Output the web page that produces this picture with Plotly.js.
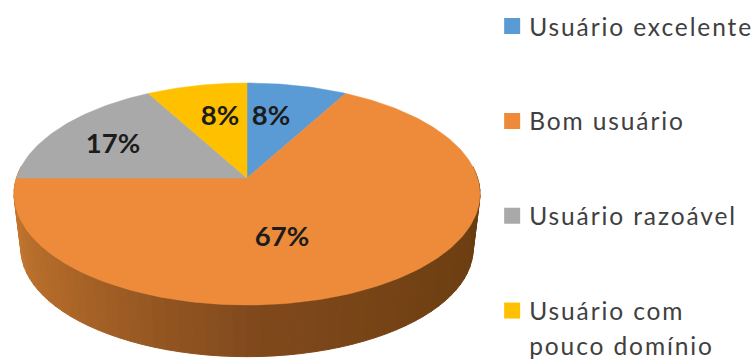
<!DOCTYPE html>
<html>
<head>
<meta charset="utf-8">
<script src="https://cdn.plot.ly/plotly-3.0.1.min.js"></script>
<style>
html,body{margin:0;padding:0;background:#fff}
#chart{width:756px;height:360px}
.legendtext{letter-spacing:1.9px;transform:translateX(-3px)}
</style>
</head>
<body>
<div id="chart"></div>
<script>
// Shares of respondents by self-assessed user level
const categories = ['Usuário excelente', 'Bom usuário', 'Usuário razoável', 'Usuário com<br>pouco domínio'];
const values = [8, 67, 17, 8];
const colors = ['#5B9BD5', '#ED8B3B', '#A9A9A9', '#FFC000'];

// Where each percentage label sits on the plot
const labelX = [271, 282, 113, 220];
const labelY = [118, 239, 146, 118];

// Projection of the tilted disc
const disc = {cx: 247, cy: 194, rx: 233, ry: 111, apexLift: 16, depth: 55, baseScale: 0.97};
const k = disc.apexLift / disc.ry;
const squeeze = Math.sqrt(1 - k * k);

// Angle is measured clockwise from 12 o'clock, in degrees
function rim(deg, scale, drop) {
  const a = deg * Math.PI / 180, u = Math.sin(a), v = Math.cos(a), w = 1 + k * v;
  return [
    disc.cx + scale * disc.rx * squeeze * u / w,
    disc.cy + drop - scale * (disc.ry * v + disc.apexLift) / w
  ];
}
const apex = [disc.cx, disc.cy - disc.apexLift];

function mix(a, b, t) {
  const p = s => [1, 3, 5].map(i => parseInt(s.substr(i, 2), 16));
  const A = p(a), B = p(b);
  return 'rgb(' + A.map((c, i) => Math.round(c + (B[i] - c) * t)).join(',') + ')';
}
const wallStops = ['#CF8035', '#AE6728', '#80491C', '#704012', '#673C11'];
function wallColor(t) {
  const s = t * (wallStops.length - 1), i = Math.min(Math.floor(s), wallStops.length - 2);
  return mix(wallStops[i], wallStops[i + 1], s - i);
}

const traces = [];

// Side wall of the disc, shaded from the left edge to the right edge
for (let d = 276; d > 84; d -= 3) {
  const a = rim(d, 1, 0), b = rim(d - 3, 1, 0);
  const c = rim(d - 3, disc.baseScale, disc.depth), e = rim(d, disc.baseScale, disc.depth);
  const col = wallColor(Math.min(1, Math.max(0, (276 - d) / 192)));
  traces.push({
    x: [a[0], b[0], c[0], e[0], a[0]], y: [a[1], b[1], c[1], e[1], a[1]],
    mode: 'lines', fill: 'toself', fillcolor: col, line: {color: col, width: 1},
    hoverinfo: 'skip', showlegend: false
  });
}

// Top face: one wedge per category
const total = values.reduce((s, v) => s + v, 0);
let start = 0;
values.forEach((v, i) => {
  const end = start + v / total * 360;
  const xs = [apex[0]], ys = [apex[1]];
  for (let d = start; d < end; d += 1) { const p = rim(d, 1, 0); xs.push(p[0]); ys.push(p[1]); }
  const last = rim(end, 1, 0);
  xs.push(last[0], apex[0]); ys.push(last[1], apex[1]);
  traces.push({
    x: xs, y: ys, mode: 'lines', fill: 'toself', fillcolor: colors[i],
    line: {color: colors[i], width: 0.5}, hoverinfo: 'skip', showlegend: false
  });
  start = end;
});

// Percentage labels
traces.push({
  x: labelX, y: labelY, mode: 'text', text: values.map(v => v + '%'),
  textposition: 'middle center',
  textfont: {family: 'Lato, sans-serif', size: 27.5, color: '#1c1c1c', weight: 700},
  hoverinfo: 'skip', showlegend: false
});

// Legend entries; a wrapped name continues on a swatchless row of the same group
categories.forEach((name, i) => {
  name.split('<br>').forEach((line, row) => {
    traces.push({
      x: [null], y: [null], mode: 'markers', name: line, legendgroup: 'g' + i,
      marker: {symbol: 'square', size: 16, color: row === 0 ? colors[i] : 'rgba(0,0,0,0)'}
    });
  });
});

const layout = {
  width: 756, height: 360,
  margin: {l: 0, r: 0, t: 0, b: 0, autoexpand: false},
  paper_bgcolor: '#fff', plot_bgcolor: '#fff',
  xaxis: {range: [0, 756], visible: false, fixedrange: true},
  yaxis: {range: [360, 0], visible: false, fixedrange: true},
  legend: {
    x: 0.651, y: 0.99, xanchor: 'left', yanchor: 'top', bgcolor: 'rgba(0,0,0,0)',
    font: {family: 'Lato, sans-serif', size: 24.5, color: '#404040'},
    tracegroupgap: 60, itemwidth: 30
  }
};
Plotly.newPlot('chart', traces, layout, {displayModeBar: false, staticPlot: true});
</script>
</body>
</html>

EXERCISE TASK: Return the material word for word. Pictures are not part of the copy.

EXERCISE OUTPUT:
Output the web page that produces this picture with Plotly.js.
<!DOCTYPE html>
<html>
<head>
<meta charset="utf-8">
<script src="https://cdn.plot.ly/plotly-3.0.1.min.js"></script>
<style>
html,body{margin:0;padding:0;background:#fff}
#chart{width:756px;height:360px}
.legendtext{letter-spacing:1.9px;transform:translateX(-3px)}
</style>
</head>
<body>
<div id="chart"></div>
<script>
// Shares of respondents by self-assessed user level
const categories = ['Usuário excelente', 'Bom usuário', 'Usuário razoável', 'Usuário com<br>pouco domínio'];
const values = [8, 67, 17, 8];
const colors = ['#5B9BD5', '#ED8B3B', '#A9A9A9', '#FFC000'];

// Where each percentage label sits on the plot
const labelX = [271, 282, 113, 220];
const labelY = [118, 239, 146, 118];

// Projection of the tilted disc
const disc = {cx: 247, cy: 194, rx: 233, ry: 111, apexLift: 16, depth: 55, baseScale: 0.97};
const k = disc.apexLift / disc.ry;
const squeeze = Math.sqrt(1 - k * k);

// Angle is measured clockwise from 12 o'clock, in degrees
function rim(deg, scale, drop) {
  const a = deg * Math.PI / 180, u = Math.sin(a), v = Math.cos(a), w = 1 + k * v;
  return [
    disc.cx + scale * disc.rx * squeeze * u / w,
    disc.cy + drop - scale * (disc.ry * v + disc.apexLift) / w
  ];
}
const apex = [disc.cx, disc.cy - disc.apexLift];

function mix(a, b, t) {
  const p = s => [1, 3, 5].map(i => parseInt(s.substr(i, 2), 16));
  const A = p(a), B = p(b);
  return 'rgb(' + A.map((c, i) => Math.round(c + (B[i] - c) * t)).join(',') + ')';
}
const wallStops = ['#CF8035', '#AE6728', '#80491C', '#704012', '#673C11'];
function wallColor(t) {
  const s = t * (wallStops.length - 1), i = Math.min(Math.floor(s), wallStops.length - 2);
  return mix(wallStops[i], wallStops[i + 1], s - i);
}

const traces = [];

// Side wall of the disc, shaded from the left edge to the right edge
for (let d = 276; d > 84; d -= 3) {
  const a = rim(d, 1, 0), b = rim(d - 3, 1, 0);
  const c = rim(d - 3, disc.baseScale, disc.depth), e = rim(d, disc.baseScale, disc.depth);
  const col = wallColor(Math.min(1, Math.max(0, (276 - d) / 192)));
  traces.push({
    x: [a[0], b[0], c[0], e[0], a[0]], y: [a[1], b[1], c[1], e[1], a[1]],
    mode: 'lines', fill: 'toself', fillcolor: col, line: {color: col, width: 1},
    hoverinfo: 'skip', showlegend: false
  });
}

// Top face: one wedge per category
const total = values.reduce((s, v) => s + v, 0);
let start = 0;
values.forEach((v, i) => {
  const end = start + v / total * 360;
  const xs = [apex[0]], ys = [apex[1]];
  for (let d = start; d < end; d += 1) { const p = rim(d, 1, 0); xs.push(p[0]); ys.push(p[1]); }
  const last = rim(end, 1, 0);
  xs.push(last[0], apex[0]); ys.push(last[1], apex[1]);
  traces.push({
    x: xs, y: ys, mode: 'lines', fill: 'toself', fillcolor: colors[i],
    line: {color: colors[i], width: 0.5}, hoverinfo: 'skip', showlegend: false
  });
  start = end;
});

// Percentage labels
traces.push({
  x: labelX, y: labelY, mode: 'text', text: values.map(v => v + '%'),
  textposition: 'middle center',
  textfont: {family: 'Lato, sans-serif', size: 27.5, color: '#1c1c1c', weight: 700},
  hoverinfo: 'skip', showlegend: false
});

// Legend entries; a wrapped name continues on a swatchless row of the same group
categories.forEach((name, i) => {
  name.split('<br>').forEach((line, row) => {
    traces.push({
      x: [null], y: [null], mode: 'markers', name: line, legendgroup: 'g' + i,
      marker: {symbol: 'square', size: 16, color: row === 0 ? colors[i] : 'rgba(0,0,0,0)'}
    });
  });
});

const layout = {
  width: 756, height: 360,
  margin: {l: 0, r: 0, t: 0, b: 0, autoexpand: false},
  paper_bgcolor: '#fff', plot_bgcolor: '#fff',
  xaxis: {range: [0, 756], visible: false, fixedrange: true},
  yaxis: {range: [360, 0], visible: false, fixedrange: true},
  legend: {
    x: 0.651, y: 0.99, xanchor: 'left', yanchor: 'top', bgcolor: 'rgba(0,0,0,0)',
    font: {family: 'Lato, sans-serif', size: 24.5, color: '#404040'},
    tracegroupgap: 60, itemwidth: 30
  }
};
Plotly.newPlot('chart', traces, layout, {displayModeBar: false, staticPlot: true});
</script>
</body>
</html>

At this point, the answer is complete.